*Short problem*: Take the listing from its first line through the line that contains "from bokeh.resources import INLINE" and please retype those lines exactly, leaving out the pictures.
────
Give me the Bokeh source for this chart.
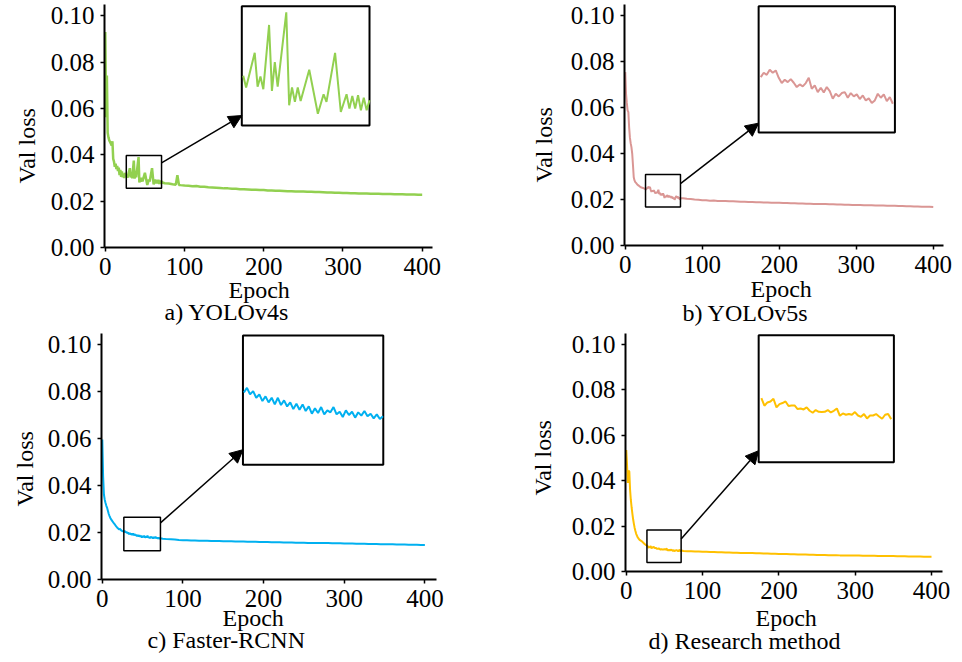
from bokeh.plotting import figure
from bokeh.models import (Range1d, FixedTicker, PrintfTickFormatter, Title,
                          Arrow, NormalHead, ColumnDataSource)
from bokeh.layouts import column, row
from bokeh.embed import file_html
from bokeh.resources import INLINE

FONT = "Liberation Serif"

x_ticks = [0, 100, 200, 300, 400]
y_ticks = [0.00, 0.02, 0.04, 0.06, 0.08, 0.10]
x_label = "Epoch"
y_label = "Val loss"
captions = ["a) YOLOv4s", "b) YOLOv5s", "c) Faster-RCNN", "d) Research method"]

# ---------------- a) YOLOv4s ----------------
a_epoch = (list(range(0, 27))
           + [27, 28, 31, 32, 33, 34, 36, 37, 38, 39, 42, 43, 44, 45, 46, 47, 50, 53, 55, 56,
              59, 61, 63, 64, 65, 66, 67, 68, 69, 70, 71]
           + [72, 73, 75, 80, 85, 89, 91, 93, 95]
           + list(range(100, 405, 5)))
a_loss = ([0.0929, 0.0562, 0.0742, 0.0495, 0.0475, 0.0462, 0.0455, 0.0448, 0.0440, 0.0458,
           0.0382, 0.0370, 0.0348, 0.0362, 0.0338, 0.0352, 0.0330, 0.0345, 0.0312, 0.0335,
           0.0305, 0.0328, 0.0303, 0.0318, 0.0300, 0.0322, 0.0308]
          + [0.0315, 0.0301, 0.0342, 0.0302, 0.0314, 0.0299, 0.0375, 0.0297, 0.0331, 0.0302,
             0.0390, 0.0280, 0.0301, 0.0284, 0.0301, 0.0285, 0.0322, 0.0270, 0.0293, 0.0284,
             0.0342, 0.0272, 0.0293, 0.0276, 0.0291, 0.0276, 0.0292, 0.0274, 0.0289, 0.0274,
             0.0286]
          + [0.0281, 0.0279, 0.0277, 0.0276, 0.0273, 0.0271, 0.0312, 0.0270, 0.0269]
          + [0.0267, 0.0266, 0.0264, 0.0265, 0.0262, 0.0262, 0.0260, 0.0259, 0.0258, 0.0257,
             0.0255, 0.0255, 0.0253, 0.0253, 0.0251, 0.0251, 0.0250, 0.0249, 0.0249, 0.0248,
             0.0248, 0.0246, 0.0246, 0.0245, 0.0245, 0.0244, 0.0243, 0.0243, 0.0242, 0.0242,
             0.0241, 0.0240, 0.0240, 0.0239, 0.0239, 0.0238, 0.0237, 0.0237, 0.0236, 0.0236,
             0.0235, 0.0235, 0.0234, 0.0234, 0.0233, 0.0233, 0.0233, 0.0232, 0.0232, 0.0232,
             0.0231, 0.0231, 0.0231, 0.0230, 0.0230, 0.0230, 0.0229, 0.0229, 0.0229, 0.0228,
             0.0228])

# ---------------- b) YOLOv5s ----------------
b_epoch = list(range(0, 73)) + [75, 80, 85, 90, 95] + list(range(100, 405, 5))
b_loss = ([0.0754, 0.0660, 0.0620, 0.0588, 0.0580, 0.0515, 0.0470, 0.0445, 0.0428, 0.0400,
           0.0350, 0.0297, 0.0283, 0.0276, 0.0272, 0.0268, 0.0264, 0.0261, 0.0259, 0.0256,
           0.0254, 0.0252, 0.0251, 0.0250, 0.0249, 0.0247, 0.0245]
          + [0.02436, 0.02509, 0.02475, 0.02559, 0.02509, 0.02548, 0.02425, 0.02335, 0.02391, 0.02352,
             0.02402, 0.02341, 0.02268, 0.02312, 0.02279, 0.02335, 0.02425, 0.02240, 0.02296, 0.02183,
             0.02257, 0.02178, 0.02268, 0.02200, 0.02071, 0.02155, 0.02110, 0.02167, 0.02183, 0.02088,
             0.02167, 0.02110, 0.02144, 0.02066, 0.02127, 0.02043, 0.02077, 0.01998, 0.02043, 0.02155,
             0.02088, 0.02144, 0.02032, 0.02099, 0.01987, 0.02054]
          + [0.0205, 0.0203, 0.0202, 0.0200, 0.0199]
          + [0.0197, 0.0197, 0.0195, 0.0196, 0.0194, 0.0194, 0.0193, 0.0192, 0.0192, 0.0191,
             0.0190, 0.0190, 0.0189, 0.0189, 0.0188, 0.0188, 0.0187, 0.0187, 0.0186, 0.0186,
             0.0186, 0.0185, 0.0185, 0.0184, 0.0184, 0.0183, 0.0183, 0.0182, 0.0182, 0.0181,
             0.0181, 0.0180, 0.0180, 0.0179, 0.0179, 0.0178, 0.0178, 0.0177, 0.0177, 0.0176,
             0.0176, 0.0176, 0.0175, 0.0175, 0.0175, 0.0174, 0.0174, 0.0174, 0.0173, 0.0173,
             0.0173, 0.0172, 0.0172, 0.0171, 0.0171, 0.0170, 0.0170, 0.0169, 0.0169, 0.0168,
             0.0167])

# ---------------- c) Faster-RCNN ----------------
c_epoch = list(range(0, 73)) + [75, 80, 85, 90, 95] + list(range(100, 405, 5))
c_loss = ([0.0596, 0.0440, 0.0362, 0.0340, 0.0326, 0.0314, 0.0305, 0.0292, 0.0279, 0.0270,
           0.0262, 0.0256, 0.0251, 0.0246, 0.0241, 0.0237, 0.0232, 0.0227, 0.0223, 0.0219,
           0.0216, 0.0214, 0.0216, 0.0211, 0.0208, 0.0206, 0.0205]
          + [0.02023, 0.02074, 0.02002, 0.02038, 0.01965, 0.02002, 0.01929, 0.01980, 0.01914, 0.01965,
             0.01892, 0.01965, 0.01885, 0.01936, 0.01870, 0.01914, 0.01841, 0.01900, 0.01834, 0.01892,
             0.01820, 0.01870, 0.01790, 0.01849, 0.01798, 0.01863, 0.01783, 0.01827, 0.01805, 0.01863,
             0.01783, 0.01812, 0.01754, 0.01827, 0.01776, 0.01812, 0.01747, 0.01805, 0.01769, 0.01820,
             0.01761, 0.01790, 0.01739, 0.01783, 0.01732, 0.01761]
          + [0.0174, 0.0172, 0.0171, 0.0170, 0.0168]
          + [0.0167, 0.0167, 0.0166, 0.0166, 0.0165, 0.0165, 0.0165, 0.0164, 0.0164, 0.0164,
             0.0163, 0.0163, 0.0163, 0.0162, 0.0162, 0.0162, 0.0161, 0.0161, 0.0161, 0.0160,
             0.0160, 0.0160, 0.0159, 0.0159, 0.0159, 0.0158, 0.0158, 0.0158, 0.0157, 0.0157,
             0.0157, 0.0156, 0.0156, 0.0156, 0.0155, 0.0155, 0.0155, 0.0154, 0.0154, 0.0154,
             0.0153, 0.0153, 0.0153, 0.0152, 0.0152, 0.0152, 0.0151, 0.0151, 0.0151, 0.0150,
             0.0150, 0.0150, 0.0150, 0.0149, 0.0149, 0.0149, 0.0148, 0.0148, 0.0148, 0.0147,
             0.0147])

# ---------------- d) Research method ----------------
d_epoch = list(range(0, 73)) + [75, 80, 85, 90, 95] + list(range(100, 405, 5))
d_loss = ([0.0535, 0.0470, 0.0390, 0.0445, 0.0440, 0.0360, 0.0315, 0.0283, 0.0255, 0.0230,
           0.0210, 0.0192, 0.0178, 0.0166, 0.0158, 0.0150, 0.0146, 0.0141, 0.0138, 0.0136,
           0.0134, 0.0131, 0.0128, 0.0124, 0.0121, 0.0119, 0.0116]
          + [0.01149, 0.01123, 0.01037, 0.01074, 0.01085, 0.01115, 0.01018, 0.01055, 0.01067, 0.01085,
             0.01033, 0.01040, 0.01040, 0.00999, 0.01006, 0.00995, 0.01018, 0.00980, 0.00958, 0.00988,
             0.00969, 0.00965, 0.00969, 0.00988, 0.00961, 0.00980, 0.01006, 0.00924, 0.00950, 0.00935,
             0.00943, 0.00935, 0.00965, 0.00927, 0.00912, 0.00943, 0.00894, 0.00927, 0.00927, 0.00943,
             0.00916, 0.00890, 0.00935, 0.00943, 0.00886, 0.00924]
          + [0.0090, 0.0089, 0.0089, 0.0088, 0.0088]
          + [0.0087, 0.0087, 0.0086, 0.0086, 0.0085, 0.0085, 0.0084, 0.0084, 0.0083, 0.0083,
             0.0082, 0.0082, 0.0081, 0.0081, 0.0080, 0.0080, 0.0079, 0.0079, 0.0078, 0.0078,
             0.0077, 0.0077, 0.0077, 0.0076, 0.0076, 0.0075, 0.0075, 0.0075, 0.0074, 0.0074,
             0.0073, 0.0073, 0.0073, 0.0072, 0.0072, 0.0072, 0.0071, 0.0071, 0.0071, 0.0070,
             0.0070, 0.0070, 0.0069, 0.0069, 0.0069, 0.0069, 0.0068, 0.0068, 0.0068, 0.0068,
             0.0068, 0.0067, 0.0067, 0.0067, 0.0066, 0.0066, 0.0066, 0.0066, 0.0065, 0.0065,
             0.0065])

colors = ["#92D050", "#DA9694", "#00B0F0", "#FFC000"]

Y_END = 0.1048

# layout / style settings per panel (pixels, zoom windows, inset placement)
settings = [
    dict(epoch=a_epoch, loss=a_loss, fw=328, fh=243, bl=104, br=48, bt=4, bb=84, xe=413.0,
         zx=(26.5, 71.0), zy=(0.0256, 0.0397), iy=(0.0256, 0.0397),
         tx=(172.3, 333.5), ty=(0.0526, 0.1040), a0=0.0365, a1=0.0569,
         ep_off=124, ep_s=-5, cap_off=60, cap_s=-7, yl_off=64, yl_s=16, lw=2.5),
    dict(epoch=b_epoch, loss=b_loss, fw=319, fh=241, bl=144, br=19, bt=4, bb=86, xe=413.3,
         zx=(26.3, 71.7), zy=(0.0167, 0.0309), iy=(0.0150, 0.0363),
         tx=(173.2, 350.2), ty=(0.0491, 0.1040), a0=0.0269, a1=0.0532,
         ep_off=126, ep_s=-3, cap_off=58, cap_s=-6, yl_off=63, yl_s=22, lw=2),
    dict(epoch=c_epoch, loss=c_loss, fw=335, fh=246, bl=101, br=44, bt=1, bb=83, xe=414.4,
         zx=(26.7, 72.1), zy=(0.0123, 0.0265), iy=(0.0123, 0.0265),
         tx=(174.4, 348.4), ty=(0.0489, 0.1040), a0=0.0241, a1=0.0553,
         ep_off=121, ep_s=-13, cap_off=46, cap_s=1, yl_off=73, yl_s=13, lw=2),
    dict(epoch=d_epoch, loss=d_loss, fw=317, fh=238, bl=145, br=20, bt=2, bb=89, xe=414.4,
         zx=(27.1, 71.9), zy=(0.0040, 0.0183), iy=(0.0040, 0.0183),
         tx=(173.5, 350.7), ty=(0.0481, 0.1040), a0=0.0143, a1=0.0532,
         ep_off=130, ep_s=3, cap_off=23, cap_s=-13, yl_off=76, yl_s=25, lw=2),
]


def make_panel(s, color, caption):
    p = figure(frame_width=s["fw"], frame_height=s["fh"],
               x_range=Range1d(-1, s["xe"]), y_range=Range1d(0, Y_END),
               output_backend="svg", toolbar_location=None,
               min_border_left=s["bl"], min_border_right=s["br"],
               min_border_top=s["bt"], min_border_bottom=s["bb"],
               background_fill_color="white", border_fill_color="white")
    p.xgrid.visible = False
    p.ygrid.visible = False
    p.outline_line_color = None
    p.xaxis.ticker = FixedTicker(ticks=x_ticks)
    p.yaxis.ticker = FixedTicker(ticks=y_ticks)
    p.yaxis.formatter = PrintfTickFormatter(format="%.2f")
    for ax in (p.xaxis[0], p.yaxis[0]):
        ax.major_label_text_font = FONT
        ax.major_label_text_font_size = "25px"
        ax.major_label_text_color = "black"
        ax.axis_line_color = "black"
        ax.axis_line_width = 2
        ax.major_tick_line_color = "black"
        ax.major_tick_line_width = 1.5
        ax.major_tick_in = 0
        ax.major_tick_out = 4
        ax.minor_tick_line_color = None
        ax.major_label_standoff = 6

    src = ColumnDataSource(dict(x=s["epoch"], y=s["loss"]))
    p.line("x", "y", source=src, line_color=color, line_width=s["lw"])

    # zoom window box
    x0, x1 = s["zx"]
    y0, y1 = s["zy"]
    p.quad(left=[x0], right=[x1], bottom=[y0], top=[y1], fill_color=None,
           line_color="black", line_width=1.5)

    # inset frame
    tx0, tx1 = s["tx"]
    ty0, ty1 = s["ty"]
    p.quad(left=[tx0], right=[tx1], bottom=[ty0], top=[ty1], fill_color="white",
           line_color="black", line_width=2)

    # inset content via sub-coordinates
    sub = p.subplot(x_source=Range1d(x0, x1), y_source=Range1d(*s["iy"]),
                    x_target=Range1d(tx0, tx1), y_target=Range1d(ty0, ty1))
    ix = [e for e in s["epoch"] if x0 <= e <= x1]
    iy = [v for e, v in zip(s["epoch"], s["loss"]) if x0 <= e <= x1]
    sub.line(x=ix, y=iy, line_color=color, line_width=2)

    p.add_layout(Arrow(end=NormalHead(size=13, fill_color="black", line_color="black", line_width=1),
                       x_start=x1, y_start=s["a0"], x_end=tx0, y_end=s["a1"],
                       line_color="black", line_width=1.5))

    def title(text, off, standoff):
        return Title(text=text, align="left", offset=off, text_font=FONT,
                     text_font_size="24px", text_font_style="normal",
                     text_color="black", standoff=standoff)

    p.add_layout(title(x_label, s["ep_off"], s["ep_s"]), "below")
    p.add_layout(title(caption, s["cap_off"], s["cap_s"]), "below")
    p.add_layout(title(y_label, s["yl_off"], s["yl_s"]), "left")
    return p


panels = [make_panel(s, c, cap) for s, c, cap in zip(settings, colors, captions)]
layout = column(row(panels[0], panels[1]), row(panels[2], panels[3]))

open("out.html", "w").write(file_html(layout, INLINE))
────
*Reply to the exercise*:
Give me the Bokeh source for this chart.
from bokeh.plotting import figure
from bokeh.models import (Range1d, FixedTicker, PrintfTickFormatter, Title,
                          Arrow, NormalHead, ColumnDataSource)
from bokeh.layouts import column, row
from bokeh.embed import file_html
from bokeh.resources import INLINE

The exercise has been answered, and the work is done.